SOURCE EXCERPT>
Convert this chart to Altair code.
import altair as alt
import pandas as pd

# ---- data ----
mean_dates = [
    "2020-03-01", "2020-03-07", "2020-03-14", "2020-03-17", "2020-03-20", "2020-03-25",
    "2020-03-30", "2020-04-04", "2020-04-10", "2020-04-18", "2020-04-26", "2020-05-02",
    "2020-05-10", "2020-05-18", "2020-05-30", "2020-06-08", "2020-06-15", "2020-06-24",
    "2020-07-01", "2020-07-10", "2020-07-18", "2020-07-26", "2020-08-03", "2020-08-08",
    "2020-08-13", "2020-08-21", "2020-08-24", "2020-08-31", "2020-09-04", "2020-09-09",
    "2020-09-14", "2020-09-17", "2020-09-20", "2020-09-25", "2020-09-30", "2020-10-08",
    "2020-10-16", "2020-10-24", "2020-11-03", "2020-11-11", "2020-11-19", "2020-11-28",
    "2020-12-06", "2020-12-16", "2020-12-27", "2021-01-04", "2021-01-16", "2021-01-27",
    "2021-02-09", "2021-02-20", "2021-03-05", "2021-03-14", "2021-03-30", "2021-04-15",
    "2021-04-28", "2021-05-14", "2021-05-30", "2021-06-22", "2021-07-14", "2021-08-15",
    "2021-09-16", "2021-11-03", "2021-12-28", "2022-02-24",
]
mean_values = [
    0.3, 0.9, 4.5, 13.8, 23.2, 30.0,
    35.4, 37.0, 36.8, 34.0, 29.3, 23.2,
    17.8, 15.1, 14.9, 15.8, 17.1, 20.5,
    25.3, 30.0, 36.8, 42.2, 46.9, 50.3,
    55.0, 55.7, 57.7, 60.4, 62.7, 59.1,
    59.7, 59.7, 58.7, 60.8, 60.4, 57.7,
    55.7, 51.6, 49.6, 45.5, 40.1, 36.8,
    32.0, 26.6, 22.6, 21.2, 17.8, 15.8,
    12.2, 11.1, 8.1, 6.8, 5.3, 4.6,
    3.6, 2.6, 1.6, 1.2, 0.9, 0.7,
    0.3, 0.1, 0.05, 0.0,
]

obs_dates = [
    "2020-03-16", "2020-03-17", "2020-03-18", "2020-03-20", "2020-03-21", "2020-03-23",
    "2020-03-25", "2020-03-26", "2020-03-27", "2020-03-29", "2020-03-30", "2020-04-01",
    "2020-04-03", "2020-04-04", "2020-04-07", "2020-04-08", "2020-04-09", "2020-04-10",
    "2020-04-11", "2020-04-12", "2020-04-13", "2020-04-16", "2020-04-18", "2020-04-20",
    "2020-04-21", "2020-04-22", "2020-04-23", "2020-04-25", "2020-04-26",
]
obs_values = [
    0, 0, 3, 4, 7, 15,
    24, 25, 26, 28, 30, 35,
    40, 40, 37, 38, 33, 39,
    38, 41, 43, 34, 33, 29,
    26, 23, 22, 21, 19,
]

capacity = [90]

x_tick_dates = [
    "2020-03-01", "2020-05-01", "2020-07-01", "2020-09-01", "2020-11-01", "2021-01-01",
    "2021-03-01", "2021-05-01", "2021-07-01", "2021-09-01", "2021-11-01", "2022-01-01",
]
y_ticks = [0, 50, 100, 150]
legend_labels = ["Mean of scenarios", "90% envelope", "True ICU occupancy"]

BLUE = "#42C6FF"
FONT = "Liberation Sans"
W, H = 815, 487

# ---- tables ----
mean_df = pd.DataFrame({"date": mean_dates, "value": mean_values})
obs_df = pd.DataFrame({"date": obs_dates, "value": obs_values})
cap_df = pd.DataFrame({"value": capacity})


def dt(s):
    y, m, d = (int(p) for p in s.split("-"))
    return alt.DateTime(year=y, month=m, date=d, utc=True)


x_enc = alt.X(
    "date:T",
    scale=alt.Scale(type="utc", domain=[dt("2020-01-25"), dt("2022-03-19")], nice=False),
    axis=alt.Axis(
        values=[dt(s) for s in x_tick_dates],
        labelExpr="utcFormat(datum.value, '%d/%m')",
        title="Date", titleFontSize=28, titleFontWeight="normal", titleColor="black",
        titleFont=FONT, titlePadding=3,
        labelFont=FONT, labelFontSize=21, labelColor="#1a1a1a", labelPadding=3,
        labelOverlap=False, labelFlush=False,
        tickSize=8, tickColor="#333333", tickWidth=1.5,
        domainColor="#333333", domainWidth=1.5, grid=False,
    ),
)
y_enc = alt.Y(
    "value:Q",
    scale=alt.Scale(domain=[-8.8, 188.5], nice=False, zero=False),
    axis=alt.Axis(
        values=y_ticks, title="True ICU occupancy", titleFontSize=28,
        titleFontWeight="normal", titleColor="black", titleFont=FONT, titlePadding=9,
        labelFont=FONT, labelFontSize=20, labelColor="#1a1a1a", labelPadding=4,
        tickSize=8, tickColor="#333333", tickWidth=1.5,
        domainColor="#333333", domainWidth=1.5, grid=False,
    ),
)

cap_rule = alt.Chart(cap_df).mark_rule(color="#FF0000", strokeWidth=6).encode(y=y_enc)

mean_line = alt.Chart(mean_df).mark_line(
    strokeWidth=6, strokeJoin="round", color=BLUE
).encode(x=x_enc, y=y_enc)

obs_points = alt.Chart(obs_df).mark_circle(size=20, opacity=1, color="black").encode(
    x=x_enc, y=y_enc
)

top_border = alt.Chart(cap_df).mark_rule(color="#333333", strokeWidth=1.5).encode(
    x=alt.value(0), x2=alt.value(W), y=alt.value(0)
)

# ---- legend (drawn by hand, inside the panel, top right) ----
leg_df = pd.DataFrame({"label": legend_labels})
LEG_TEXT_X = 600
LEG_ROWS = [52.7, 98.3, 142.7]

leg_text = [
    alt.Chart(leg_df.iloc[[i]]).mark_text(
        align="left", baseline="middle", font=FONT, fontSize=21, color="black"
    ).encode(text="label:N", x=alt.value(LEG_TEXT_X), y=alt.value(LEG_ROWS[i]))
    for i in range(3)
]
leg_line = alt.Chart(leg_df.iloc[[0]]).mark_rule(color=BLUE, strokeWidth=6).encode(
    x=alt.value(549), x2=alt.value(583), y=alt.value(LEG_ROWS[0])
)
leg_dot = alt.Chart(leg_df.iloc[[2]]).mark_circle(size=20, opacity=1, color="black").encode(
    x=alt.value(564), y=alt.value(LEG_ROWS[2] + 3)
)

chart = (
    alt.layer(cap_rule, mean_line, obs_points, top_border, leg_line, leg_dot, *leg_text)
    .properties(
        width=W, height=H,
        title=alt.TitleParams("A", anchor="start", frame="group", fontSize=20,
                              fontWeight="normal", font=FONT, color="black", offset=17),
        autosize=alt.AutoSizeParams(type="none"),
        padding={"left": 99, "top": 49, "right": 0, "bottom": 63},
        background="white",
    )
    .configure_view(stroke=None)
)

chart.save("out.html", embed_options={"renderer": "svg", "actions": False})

TASK DETAILS> Extract the lines above, from the first one through the one containing "import pandas as pd", and return only those, unchanged.

OUTPUT OF THE TASK>
Convert this chart to Altair code.
import altair as alt
import pandas as pd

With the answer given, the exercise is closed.